=== Task details ===
Leave the pictures out and retype the lines from the beginning through the line with "0.320, 0.327];", both ends included.

=== Data excerpt ===

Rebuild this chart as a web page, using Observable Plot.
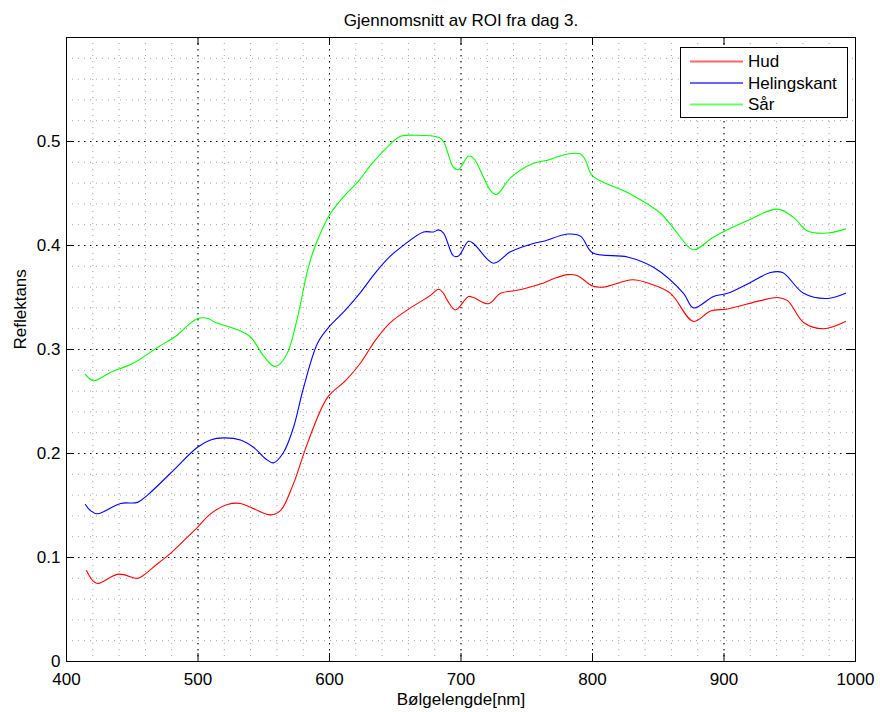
<!DOCTYPE html>
<html>
<head>
<meta charset="utf-8">
<script src="https://cdn.jsdelivr.net/npm/d3@7"></script>
<script src="https://cdn.jsdelivr.net/npm/@observablehq/plot@0.6"></script>
<style>
  body { margin: 0; background: #fff; }
</style>
</head>
<body>
<div id="chart"></div>
<script>
// Mean reflectance spectra of the regions of interest, day 3
const seriesNames = ["Hud", "Helingskant", "Sår"];
const seriesColors = ["#ff0000", "#0000ff", "#00ff00"];

const hudNm = [415.2, 419.8, 423.6, 439.5, 454.0, 458.6, 469.2, 479.1, 489.0, 499.6,
  509.5, 522.4, 532.3, 542.2, 555.1, 562.7, 572.6, 583.3, 598.5, 612.2,
  623.6, 635.0, 646.4, 661.6, 676.8, 682.9, 686.7, 689.7, 695.8, 705.7,
  709.5, 720.9, 730.0, 742.9, 760.5, 770.3, 781.0, 788.6, 800.0, 808.4,
  830.4, 844.1, 859.3, 876.8, 889.7, 902.7, 927.8, 940.7, 948.3, 960.5,
  975.7, 992.4];
const hudRefl = [0.0875, 0.078, 0.075, 0.084, 0.080, 0.083, 0.094, 0.104, 0.116, 0.129,
  0.142, 0.151, 0.152, 0.147, 0.141, 0.145, 0.171, 0.210, 0.254, 0.270,
  0.287, 0.309, 0.326, 0.340, 0.352, 0.358, 0.354, 0.347, 0.338, 0.351,
  0.350, 0.344, 0.354, 0.357, 0.363, 0.368, 0.372, 0.371, 0.361, 0.360,
  0.367, 0.363, 0.354, 0.327, 0.337, 0.339, 0.347, 0.350, 0.347, 0.326,
  0.320, 0.327];

const kantNm = [414.4, 418.3, 423.6, 441.1, 454.0, 461.6, 479.1, 499.6, 509.5, 519.4,
  532.3, 542.2, 551.3, 557.4, 565.0, 572.6, 580.2, 590.9, 599.2, 612.2,
  623.6, 635.0, 646.4, 654.0, 671.5, 679.1, 682.9, 686.7, 694.3, 698.1,
  705.7, 709.5, 724.7, 737.6, 755.1, 762.7, 781.0, 790.9, 800.0, 826.6,
  846.4, 869.2, 876.8, 892.0, 902.7, 917.9, 935.4, 944.5, 960.5, 978.7,
  992.4];
const kantRefl = [0.151, 0.145, 0.142, 0.152, 0.153, 0.160, 0.181, 0.206, 0.213, 0.215,
  0.213, 0.206, 0.195, 0.191, 0.201, 0.225, 0.263, 0.306, 0.321, 0.338,
  0.355, 0.374, 0.390, 0.398, 0.413, 0.413, 0.415, 0.412, 0.390, 0.390,
  0.404, 0.402, 0.383, 0.394, 0.402, 0.404, 0.411, 0.409, 0.393, 0.389,
  0.379, 0.354, 0.340, 0.351, 0.354, 0.363, 0.374, 0.374, 0.354, 0.349,
  0.354];

const saarNm = [414.4, 420.5, 433.5, 451.0, 469.2, 484.4, 492.0, 500.4, 507.2, 513.3,
  530.0, 539.9, 549.8, 557.4, 561.2, 568.1, 575.7, 583.3, 587.8, 593.2,
  600.8, 612.2, 622.1, 631.2, 642.6, 654.0, 665.4, 682.9, 686.7, 694.3,
  698.1, 705.7, 709.5, 722.4, 727.0, 737.6, 755.1, 765.8, 781.0, 790.9,
  794.7, 800.0, 826.6, 851.7, 874.5, 878.3, 892.0, 917.9, 940.7, 952.9,
  963.5, 978.7, 992.4];
const saarRefl = [0.276, 0.270, 0.278, 0.287, 0.302, 0.314, 0.323, 0.330, 0.330, 0.326,
  0.319, 0.312, 0.294, 0.284, 0.285, 0.297, 0.331, 0.376, 0.395, 0.412,
  0.431, 0.449, 0.462, 0.477, 0.493, 0.505, 0.506, 0.504, 0.500, 0.475,
  0.473, 0.486, 0.484, 0.453, 0.449, 0.465, 0.479, 0.482, 0.488, 0.488,
  0.482, 0.467, 0.451, 0.431, 0.397, 0.396, 0.408, 0.424, 0.435, 0.427,
  0.414, 0.412, 0.416];

const xTicks = [400, 500, 600, 700, 800, 900, 1000];
const yTicks = [0, 0.1, 0.2, 0.3, 0.4, 0.5];
const xMinor = d3.range(420, 1000, 20);
const yMinor = d3.range(1, 30).map(i => i / 50);

const titleText = "Gjennomsnitt av ROI fra dag 3.";
const xLabel = "Bølgelengde[nm]";
const yLabel = "Reflektans";

// long table: one row per sample
const spectra = [
  [hudNm, hudRefl], [kantNm, kantRefl], [saarNm, saarRefl]
].flatMap(([nm, r], s) => nm.map((w, i) => ({series: seriesNames[s], nm: w, refl: r[i]})));

const W = 880, H = 712;
const mL = 66, mR = 25, mT = 37, mB = 51;
const plotW = W - mL - mR, plotH = H - mT - mB;
const tickLen = 8;
const font = "'Liberation Sans', Arial, Helvetica, sans-serif";
const fs = 17;
const minorDots = "1,5";
const majorDots = "1.5,4.5";

const chart = Plot.plot({
  width: W, height: H,
  marginLeft: mL, marginRight: mR, marginTop: mT, marginBottom: mB,
  style: {fontFamily: font, fontSize: fs + "px", background: "#fff", color: "#000"},
  x: {domain: [400, 1000]},
  y: {domain: [0, 0.6]},
  color: {domain: seriesNames, range: seriesColors},
  marks: [
    // minor grid
    Plot.gridX(xMinor, {stroke: "#a0a0a0", strokeOpacity: 1, strokeDasharray: minorDots}),
    Plot.gridY(yMinor, {stroke: "#a0a0a0", strokeOpacity: 1, strokeDasharray: minorDots}),
    // major grid
    Plot.gridX(xTicks, {stroke: "#000", strokeOpacity: 1, strokeDasharray: majorDots}),
    Plot.gridY(yTicks, {stroke: "#000", strokeOpacity: 1, strokeDasharray: majorDots}),
    // spectra
    Plot.line(spectra, {x: "nm", y: "refl", z: "series", stroke: "series", strokeWidth: 1.1, curve: "catmull-rom"}),
    // inward ticks on all four sides
    Plot.ruleX(xTicks, {stroke: "#000", insetTop: plotH - tickLen}),
    Plot.ruleX(xTicks, {stroke: "#000", insetBottom: plotH - tickLen}),
    Plot.ruleY(yTicks, {stroke: "#000", insetRight: plotW - tickLen}),
    Plot.ruleY(yTicks, {stroke: "#000", insetLeft: plotW - tickLen}),
    Plot.frame({stroke: "#000", strokeWidth: 1}),
    Plot.axisX(xTicks, {tickSize: 0, tickPadding: 11, label: null, tickFormat: d => String(d), fontSize: fs}),
    Plot.axisY(yTicks, {tickSize: 0, tickPadding: 6, label: null, tickFormat: d => String(d), fontSize: fs}),
    // title and axis labels
    Plot.text([titleText], {text: d => d, frameAnchor: "top", dy: -12, lineAnchor: "bottom", fontSize: fs}),
    Plot.text([xLabel], {text: d => d, frameAnchor: "bottom", dy: 43, lineAnchor: "bottom", fontSize: fs}),
    Plot.text([yLabel], {text: d => d, frameAnchor: "left", dx: -41, rotate: -90, lineAnchor: "bottom", fontSize: fs})
  ]
});

// legend box in the upper right corner of the axes
const svg = d3.select(chart);
const xr = chart.scale("x").range, yr = chart.scale("y").range;
const frameRight = Math.max(...xr), frameTop = Math.min(...yr);
const boxW = 167, boxH = 70, rowH = 21.5;
const lg = svg.append("g")
  .attr("transform", `translate(${frameRight - boxW - 8},${frameTop + 10})`)
  .attr("font-family", font).attr("font-size", fs).attr("text-anchor", "start");
lg.append("rect").attr("x", 0.5).attr("y", 0.5).attr("width", boxW).attr("height", boxH)
  .attr("fill", "#fff").attr("stroke", "#000");
seriesNames.forEach((name, i) => {
  const cy = 14.5 + i * rowH;
  lg.append("line").attr("x1", 10).attr("x2", 63).attr("y1", cy).attr("y2", cy)
    .attr("stroke", seriesColors[i]).attr("stroke-width", 2).attr("stroke-opacity", 0.6);
  lg.append("text").attr("x", 68).attr("y", cy).attr("dy", "0.35em")
    .attr("text-anchor", "start").attr("fill", "#000").text(name);
});

document.getElementById("chart").appendChild(chart);
</script>
</body>
</html>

=== Final result ===
Rebuild this chart as a web page, using Observable Plot.
<!DOCTYPE html>
<html>
<head>
<meta charset="utf-8">
<script src="https://cdn.jsdelivr.net/npm/d3@7"></script>
<script src="https://cdn.jsdelivr.net/npm/@observablehq/plot@0.6"></script>
<style>
  body { margin: 0; background: #fff; }
</style>
</head>
<body>
<div id="chart"></div>
<script>
// Mean reflectance spectra of the regions of interest, day 3
const seriesNames = ["Hud", "Helingskant", "Sår"];
const seriesColors = ["#ff0000", "#0000ff", "#00ff00"];

const hudNm = [415.2, 419.8, 423.6, 439.5, 454.0, 458.6, 469.2, 479.1, 489.0, 499.6,
  509.5, 522.4, 532.3, 542.2, 555.1, 562.7, 572.6, 583.3, 598.5, 612.2,
  623.6, 635.0, 646.4, 661.6, 676.8, 682.9, 686.7, 689.7, 695.8, 705.7,
  709.5, 720.9, 730.0, 742.9, 760.5, 770.3, 781.0, 788.6, 800.0, 808.4,
  830.4, 844.1, 859.3, 876.8, 889.7, 902.7, 927.8, 940.7, 948.3, 960.5,
  975.7, 992.4];
const hudRefl = [0.0875, 0.078, 0.075, 0.084, 0.080, 0.083, 0.094, 0.104, 0.116, 0.129,
  0.142, 0.151, 0.152, 0.147, 0.141, 0.145, 0.171, 0.210, 0.254, 0.270,
  0.287, 0.309, 0.326, 0.340, 0.352, 0.358, 0.354, 0.347, 0.338, 0.351,
  0.350, 0.344, 0.354, 0.357, 0.363, 0.368, 0.372, 0.371, 0.361, 0.360,
  0.367, 0.363, 0.354, 0.327, 0.337, 0.339, 0.347, 0.350, 0.347, 0.326,
  0.320, 0.327];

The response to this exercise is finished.